Press Releases

Washington—Today the Congressional-Executive Commission on China chair U.S. Senator Sherrod Brown (D-OH) and co-chair U.S. Rep. Chris Smith (NJ-4) along with U.S. Sens. Dianne Feinstein (D-CA), Ben Cardin (D-MD), Marco Rubio (R-FL), Roger Wicker (R-MS),and Jeff Merkley (D-OR) and U.S. Representatives Dan Lipinski (IL-3), Democratic Leader Nancy Pelosi (CA-12), and Frank Wolf (VA-10) announced introduction of the Hong Kong Human Rights and Democracy Act, a bipartisan bill that would renew the United States’ commitment to Hong Kong’s freedom and democracy.

“Hong Kong’s autonomy and freedoms—essential to its relations with the U.S.—are under threat from China. At this critical time, we must strongly support the universal rights of the people of Hong Kong, including free and fair elections in 2017 and beyond,” Brown, chairman of the Congressional-Executive Commission on China said. “Our bipartisan bill would ensure that the United States can continue to monitor Hong Kong while ensuring that its democracy and freedoms remain a cornerstone of U.S. policy.”

“The steady erosion of Hong Kong’s autonomy is the concern of freedom-loving people everywhere,” Smith, co-chairman of the Congressional-Executive Commission on China said. “Hong Kong's unique system has ensured prosperity and spurred the type of creativity and vitality that only comes with the advancement of fundamental freedoms. Protecting these freedoms are a bedrock interest of U.S. foreign policy. The special privileges the U.S. grants to Hong Kong can only exist and endure if Beijing fulfills its commitments, including guaranteeing human rights and free and fair elections.”

The legislation would update the United States-Hong Kong Policy Act of 1992 by reinstating and strengthening the U.S. State Department’s annual report to Congress on conditions in Hong Kong of interest to the United States. The bill would require the President to certify that Hong Kong is sufficiently autonomous before enacting any new laws or agreements affording Hong Kong different treatment from the People’s Republic of China. The legislation would also allow the President to waive the certification requirement on national security grounds.

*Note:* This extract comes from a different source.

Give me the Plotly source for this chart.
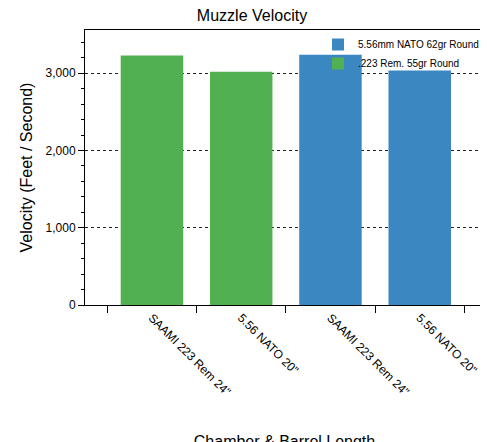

Since Hong Kong returned to Chinese sovereignty in 1997, Hong Kong was supposed to enjoy a “high degree of autonomy” and freedoms that do not exist in mainland China. Hong Kong citizens were also supposed to be allowed to freely elect their Chief Executive in 2017 and the entire Legislative Council in 2020 in “universal suffrage” elections. This past year, however, China continued to take steps to erode Hong Kong’s autonomy and freedoms, including an August decision that would allow only pro-Beijing candidates to run for Chief Executive in 2017. In its 2014 Annual Report released in October, the Congressional-Executive Commission on China “continued to observe developments that raised concerns about the state of democratic development, press freedom, and government transparency in Hong Kong.”